Given the function $f : \mathbb{R}^2 \to \mathbb{R}^2$ as $f(x,y) = (x+3y,3x+y)$. Find $f^{-1}$ .( Assume $f$ is a bijection)
I know how to find $f^{-1} (x) = (3x+2)$ or anything with one variable. But I am not sure how to proceed with 2 variables. Can anyone provide me with a step by step explanation?
Thanks
You need to solve $(u,v) = (x+3y, 3x+y)$ for $x,y$. In this case we get $3u-v = 8y$, hence $y = \frac{1}{8}(3u-v)$ and the same way we get $x = \frac{1}{8}(3v-u)$.
So $f^{-1}(u,v) = \frac{1}{8}(3v-u, 3u-v)$. You can check that this is true by computing $f\circ f^{-1}$ and $f^{-1}\circ f$.
One thing that might be useful is to observe that this is a linear function. We can write $f(x,y) = (x + 3y, 3x + y)$ also in the matrix form
$$ f(x,y) \;\; \to \;\; \left [ \begin{array}{cc} 1 & 3 \\ 3 & 1 \\ \end{array} \right ] \left [\begin{array}{c} x \\ y \\ \end{array} \right ] \\ $$
Finding the inverse of $f$ should then be equivalent to finding the inverse of the matrix given below. Try this out and let me know if you want more help.

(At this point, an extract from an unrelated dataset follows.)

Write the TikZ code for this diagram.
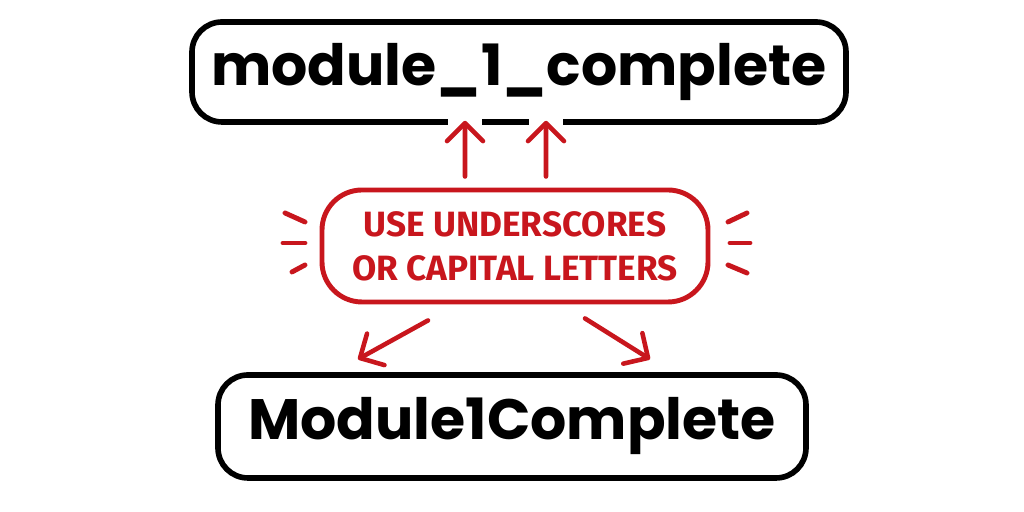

We want a function that takes us from $(x+3y, 3x+y)$ to $(x,y)$. Let us assume that we can write this as $g(x,y) = (ax+by, cx+dy)$, then $$a(x+3y) + b(3x+y) = x+0y$$ and $$c(x+3y)+d(3x+y) = 0x+y$$
Hence the first equation gives us: $$a+3b = 1 \text{ and } 3a+b = 0$$ The second gives $$c+3d = 0 \text{ and } 3c+d =1.$$
Hence $-b = 3a$ and $a-9a = 1$ which gives $a=-1/8$ and $b=3/8$. Also $c=-3d$ and $-8d = 1$. Hence $d=-1/8$ and $c=3/8$.
This gives $g(x,y) = ( -1/8 x + 3/8 y, 3/8 x - 1/8 y )$